DATA PROVIDED

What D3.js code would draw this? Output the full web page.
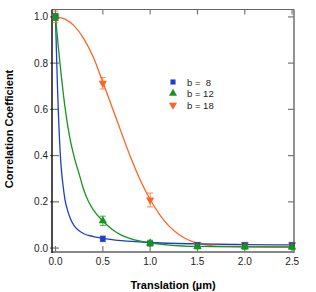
<!DOCTYPE html>
<html>
<head>
<meta charset="utf-8">
<script src="https://cdn.jsdelivr.net/npm/d3@7"></script>
<style>
  body { margin: 0; background: #fff; }
  svg { display: block; font-family: "Liberation Sans", Arial, sans-serif; }
  .lbl { font-size: 10px; fill: #222; }
  .ttl { font-size: 11px; font-weight: bold; fill: #000; }
  .leg { font-size: 9.5px; fill: #222; white-space: pre; }
</style>
</head>
<body>
<svg id="chart" width="316" height="292"></svg>
<script>
// measured points (translation in µm)
var xPts = [0, 0.5, 1.0, 1.5, 2.0, 2.5];
var b8  = [1.0, 0.04, 0.02, 0.013, 0.012, 0.012];
var b12 = [1.0, 0.118, 0.022, 0.006, 0.005, 0.004];
var b18 = [1.0, 0.713, 0.208, 0.015, 0.015, 0.015];
var err8  = [0.015, 0.012, 0.01, 0.01, 0.01, 0.01];
var err12 = [0.015, 0.02, 0.012, 0.01, 0.01, 0.01];
var err18 = [0.025, 0.025, 0.03, 0.01, 0.01, 0.01];

// fit curves
var fit8X  = [0, 0.01, 0.02, 0.03, 0.04, 0.05, 0.06, 0.08, 0.10, 0.13, 0.16, 0.2, 0.25, 0.3, 0.4, 0.5, 0.7, 1.0, 1.5, 2.0, 2.5];
var fit8Y  = [1.0, 0.85, 0.71, 0.59, 0.49, 0.41, 0.35, 0.27, 0.21, 0.16, 0.125, 0.095, 0.075, 0.062, 0.05, 0.042, 0.032, 0.024, 0.018, 0.015, 0.014];
var fit12X = [0, 0.03, 0.06, 0.1, 0.15, 0.2, 0.25, 0.3, 0.35, 0.4, 0.5, 0.6, 0.7, 0.8, 1.0, 1.2, 1.5, 2.0, 2.5];
var fit12Y = [1.0, 0.87, 0.75, 0.61, 0.48, 0.39, 0.32, 0.25, 0.2, 0.165, 0.117, 0.08, 0.055, 0.04, 0.023, 0.013, 0.007, 0.005, 0.004];
var fit18X = [0, 0.1, 0.2, 0.3, 0.4, 0.5, 0.6, 0.7, 0.8, 0.9, 1.0, 1.1, 1.2, 1.3, 1.4, 1.5, 1.6, 1.7, 2.0, 2.5];
var fit18Y = [1.0, 0.99, 0.96, 0.905, 0.825, 0.718, 0.607, 0.495, 0.386, 0.29, 0.21, 0.145, 0.095, 0.06, 0.036, 0.021, 0.013, 0.008, 0.006, 0.006];

var xTicks = [0, 0.5, 1.0, 1.5, 2.0, 2.5];
var yTicks = [0, 0.2, 0.4, 0.6, 0.8, 1.0];
var legendLabels = ["b =  8", "b = 12", "b = 18"];

var blue = "#1a3fcc", green = "#14961a", orange = "#ff6423";

var svg = d3.select("#chart");
var x = d3.scaleLinear().domain([-0.037, 2.52]).range([52, 294]);
var y = d3.scaleLinear().domain([-0.017, 1.032]).range([252, 9.5]);

// frame
var L = 52, R = 294, T = 9.5, B = 252;
svg.append("line").attr("x1", L).attr("x2", R).attr("y1", T).attr("y2", T).attr("stroke", "#666").attr("stroke-width", 1);
svg.append("line").attr("x1", R).attr("x2", R).attr("y1", T).attr("y2", B).attr("stroke", "#777").attr("stroke-width", 1.6);
svg.append("line").attr("x1", L).attr("x2", R + 0.8).attr("y1", B).attr("y2", B).attr("stroke", "#888").attr("stroke-width", 1.8);

// inner ticks
yTicks.forEach(function (v) {
  svg.append("line").attr("x1", L - 2).attr("x2", L + 7).attr("y1", y(v)).attr("y2", y(v)).attr("stroke", "#777").attr("stroke-width", 1.2);
  svg.append("line").attr("x1", R - 6).attr("x2", R).attr("y1", y(v)).attr("y2", y(v)).attr("stroke", "#777").attr("stroke-width", 1.2);
  svg.append("text").attr("class", "lbl").attr("x", L - 4).attr("y", y(v) + 3.5).attr("text-anchor", "end").text(d3.format(".1f")(v));
});
xTicks.forEach(function (v) {
  svg.append("line").attr("x1", x(v)).attr("x2", x(v)).attr("y1", B).attr("y2", B - 6).attr("stroke", "#777").attr("stroke-width", 1.2);
  svg.append("line").attr("x1", x(v)).attr("x2", x(v)).attr("y1", T).attr("y2", T + 5).attr("stroke", "#777").attr("stroke-width", 1.2);
  svg.append("text").attr("class", "lbl").attr("x", x(v)).attr("y", 265).attr("text-anchor", "middle").text(d3.format(".1f")(v));
});
svg.append("line").attr("x1", L).attr("x2", L).attr("y1", T).attr("y2", B + 1).attr("stroke", "#000").attr("stroke-width", 1.4);

// titles
svg.append("text").attr("class", "ttl").attr("x", 173).attr("y", 289).attr("text-anchor", "middle").text("Translation (µm)");
svg.append("text").attr("class", "ttl").attr("transform", "translate(13,129) rotate(-90)").attr("text-anchor", "middle").text("Correlation Coefficient");

// curves
var line = d3.line().x(function (d) { return x(d[0]); }).y(function (d) { return y(d[1]); }).curve(d3.curveMonotoneX);
function drawFit(xs, ys, col) {
  svg.append("path").datum(d3.zip(xs, ys)).attr("d", line).attr("fill", "none").attr("stroke", col).attr("stroke-width", 1.3);
}
drawFit(fit18X, fit18Y, orange);
drawFit(fit8X, fit8Y, blue);
drawFit(fit12X, fit12Y, green);

// points + error bars
var sq = d3.symbol().type(d3.symbolSquare).size(30);
var up = d3.symbol().type(d3.symbolTriangle).size(30);
function drawPts(vals, errs, col, sym, flip) {
  var g = svg.append("g");
  vals.forEach(function (v, i) {
    var cx = x(xPts[i]), e = errs[i];
    g.append("line").attr("x1", cx).attr("x2", cx).attr("y1", y(v + e)).attr("y2", y(v - e)).attr("stroke", col).attr("stroke-width", 1).attr("opacity", 0.75);
    [v + e, v - e].forEach(function (c) {
      g.append("line").attr("x1", cx - 3).attr("x2", cx + 3).attr("y1", y(c)).attr("y2", y(c)).attr("stroke", col).attr("stroke-width", 1).attr("opacity", 0.75);
    });
    g.append("path").attr("d", sym).attr("fill", col)
      .attr("transform", "translate(" + cx + "," + y(v) + ")" + (flip ? " rotate(180)" : ""));
  });
}
drawPts(b18, err18, orange, up, true);
drawPts(b8, err8, blue, sq, false);
drawPts(b12, err12, green, up, false);

// legend
var legCols = [blue, green, orange];
legendLabels.forEach(function (t, i) {
  var ly = 82 + i * 11.5;
  svg.append("path").attr("d", d3.symbol().type(i === 0 ? d3.symbolSquare : d3.symbolTriangle).size(i === 0 ? 26 : 28))
    .attr("fill", legCols[i]).attr("transform", "translate(173," + ly + ")" + (i === 2 ? " rotate(180)" : ""));
  svg.append("text").attr("class", "leg").attr("x", 187).attr("y", ly + 3.5).attr("xml:space", "preserve").text(t);
});
</script>
</body>
</html>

TASK
Using the material above, return every line exactly as it appears, minus the pictures.

WRITTEN SOLUTION
What D3.js code would draw this? Output the full web page.
<!DOCTYPE html>
<html>
<head>
<meta charset="utf-8">
<script src="https://cdn.jsdelivr.net/npm/d3@7"></script>
<style>
  body { margin: 0; background: #fff; }
  svg { display: block; font-family: "Liberation Sans", Arial, sans-serif; }
  .lbl { font-size: 10px; fill: #222; }
  .ttl { font-size: 11px; font-weight: bold; fill: #000; }
  .leg { font-size: 9.5px; fill: #222; white-space: pre; }
</style>
</head>
<body>
<svg id="chart" width="316" height="292"></svg>
<script>
// measured points (translation in µm)
var xPts = [0, 0.5, 1.0, 1.5, 2.0, 2.5];
var b8  = [1.0, 0.04, 0.02, 0.013, 0.012, 0.012];
var b12 = [1.0, 0.118, 0.022, 0.006, 0.005, 0.004];
var b18 = [1.0, 0.713, 0.208, 0.015, 0.015, 0.015];
var err8  = [0.015, 0.012, 0.01, 0.01, 0.01, 0.01];
var err12 = [0.015, 0.02, 0.012, 0.01, 0.01, 0.01];
var err18 = [0.025, 0.025, 0.03, 0.01, 0.01, 0.01];

// fit curves
var fit8X  = [0, 0.01, 0.02, 0.03, 0.04, 0.05, 0.06, 0.08, 0.10, 0.13, 0.16, 0.2, 0.25, 0.3, 0.4, 0.5, 0.7, 1.0, 1.5, 2.0, 2.5];
var fit8Y  = [1.0, 0.85, 0.71, 0.59, 0.49, 0.41, 0.35, 0.27, 0.21, 0.16, 0.125, 0.095, 0.075, 0.062, 0.05, 0.042, 0.032, 0.024, 0.018, 0.015, 0.014];
var fit12X = [0, 0.03, 0.06, 0.1, 0.15, 0.2, 0.25, 0.3, 0.35, 0.4, 0.5, 0.6, 0.7, 0.8, 1.0, 1.2, 1.5, 2.0, 2.5];
var fit12Y = [1.0, 0.87, 0.75, 0.61, 0.48, 0.39, 0.32, 0.25, 0.2, 0.165, 0.117, 0.08, 0.055, 0.04, 0.023, 0.013, 0.007, 0.005, 0.004];
var fit18X = [0, 0.1, 0.2, 0.3, 0.4, 0.5, 0.6, 0.7, 0.8, 0.9, 1.0, 1.1, 1.2, 1.3, 1.4, 1.5, 1.6, 1.7, 2.0, 2.5];
var fit18Y = [1.0, 0.99, 0.96, 0.905, 0.825, 0.718, 0.607, 0.495, 0.386, 0.29, 0.21, 0.145, 0.095, 0.06, 0.036, 0.021, 0.013, 0.008, 0.006, 0.006];

var xTicks = [0, 0.5, 1.0, 1.5, 2.0, 2.5];
var yTicks = [0, 0.2, 0.4, 0.6, 0.8, 1.0];
var legendLabels = ["b =  8", "b = 12", "b = 18"];

var blue = "#1a3fcc", green = "#14961a", orange = "#ff6423";

var svg = d3.select("#chart");
var x = d3.scaleLinear().domain([-0.037, 2.52]).range([52, 294]);
var y = d3.scaleLinear().domain([-0.017, 1.032]).range([252, 9.5]);

// frame
var L = 52, R = 294, T = 9.5, B = 252;
svg.append("line").attr("x1", L).attr("x2", R).attr("y1", T).attr("y2", T).attr("stroke", "#666").attr("stroke-width", 1);
svg.append("line").attr("x1", R).attr("x2", R).attr("y1", T).attr("y2", B).attr("stroke", "#777").attr("stroke-width", 1.6);
svg.append("line").attr("x1", L).attr("x2", R + 0.8).attr("y1", B).attr("y2", B).attr("stroke", "#888").attr("stroke-width", 1.8);

// inner ticks
yTicks.forEach(function (v) {
  svg.append("line").attr("x1", L - 2).attr("x2", L + 7).attr("y1", y(v)).attr("y2", y(v)).attr("stroke", "#777").attr("stroke-width", 1.2);
  svg.append("line").attr("x1", R - 6).attr("x2", R).attr("y1", y(v)).attr("y2", y(v)).attr("stroke", "#777").attr("stroke-width", 1.2);
  svg.append("text").attr("class", "lbl").attr("x", L - 4).attr("y", y(v) + 3.5).attr("text-anchor", "end").text(d3.format(".1f")(v));
});
xTicks.forEach(function (v) {
  svg.append("line").attr("x1", x(v)).attr("x2", x(v)).attr("y1", B).attr("y2", B - 6).attr("stroke", "#777").attr("stroke-width", 1.2);
  svg.append("line").attr("x1", x(v)).attr("x2", x(v)).attr("y1", T).attr("y2", T + 5).attr("stroke", "#777").attr("stroke-width", 1.2);
  svg.append("text").attr("class", "lbl").attr("x", x(v)).attr("y", 265).attr("text-anchor", "middle").text(d3.format(".1f")(v));
});
svg.append("line").attr("x1", L).attr("x2", L).attr("y1", T).attr("y2", B + 1).attr("stroke", "#000").attr("stroke-width", 1.4);

// titles
svg.append("text").attr("class", "ttl").attr("x", 173).attr("y", 289).attr("text-anchor", "middle").text("Translation (µm)");
svg.append("text").attr("class", "ttl").attr("transform", "translate(13,129) rotate(-90)").attr("text-anchor", "middle").text("Correlation Coefficient");

// curves
var line = d3.line().x(function (d) { return x(d[0]); }).y(function (d) { return y(d[1]); }).curve(d3.curveMonotoneX);
function drawFit(xs, ys, col) {
  svg.append("path").datum(d3.zip(xs, ys)).attr("d", line).attr("fill", "none").attr("stroke", col).attr("stroke-width", 1.3);
}
drawFit(fit18X, fit18Y, orange);
drawFit(fit8X, fit8Y, blue);
drawFit(fit12X, fit12Y, green);

// points + error bars
var sq = d3.symbol().type(d3.symbolSquare).size(30);
var up = d3.symbol().type(d3.symbolTriangle).size(30);
function drawPts(vals, errs, col, sym, flip) {
  var g = svg.append("g");
  vals.forEach(function (v, i) {
    var cx = x(xPts[i]), e = errs[i];
    g.append("line").attr("x1", cx).attr("x2", cx).attr("y1", y(v + e)).attr("y2", y(v - e)).attr("stroke", col).attr("stroke-width", 1).attr("opacity", 0.75);
    [v + e, v - e].forEach(function (c) {
      g.append("line").attr("x1", cx - 3).attr("x2", cx + 3).attr("y1", y(c)).attr("y2", y(c)).attr("stroke", col).attr("stroke-width", 1).attr("opacity", 0.75);
    });
    g.append("path").attr("d", sym).attr("fill", col)
      .attr("transform", "translate(" + cx + "," + y(v) + ")" + (flip ? " rotate(180)" : ""));
  });
}
drawPts(b18, err18, orange, up, true);
drawPts(b8, err8, blue, sq, false);
drawPts(b12, err12, green, up, false);

// legend
var legCols = [blue, green, orange];
legendLabels.forEach(function (t, i) {
  var ly = 82 + i * 11.5;
  svg.append("path").attr("d", d3.symbol().type(i === 0 ? d3.symbolSquare : d3.symbolTriangle).size(i === 0 ? 26 : 28))
    .attr("fill", legCols[i]).attr("transform", "translate(173," + ly + ")" + (i === 2 ? " rotate(180)" : ""));
  svg.append("text").attr("class", "leg").attr("x", 187).attr("y", ly + 3.5).attr("xml:space", "preserve").text(t);
});
</script>
</body>
</html>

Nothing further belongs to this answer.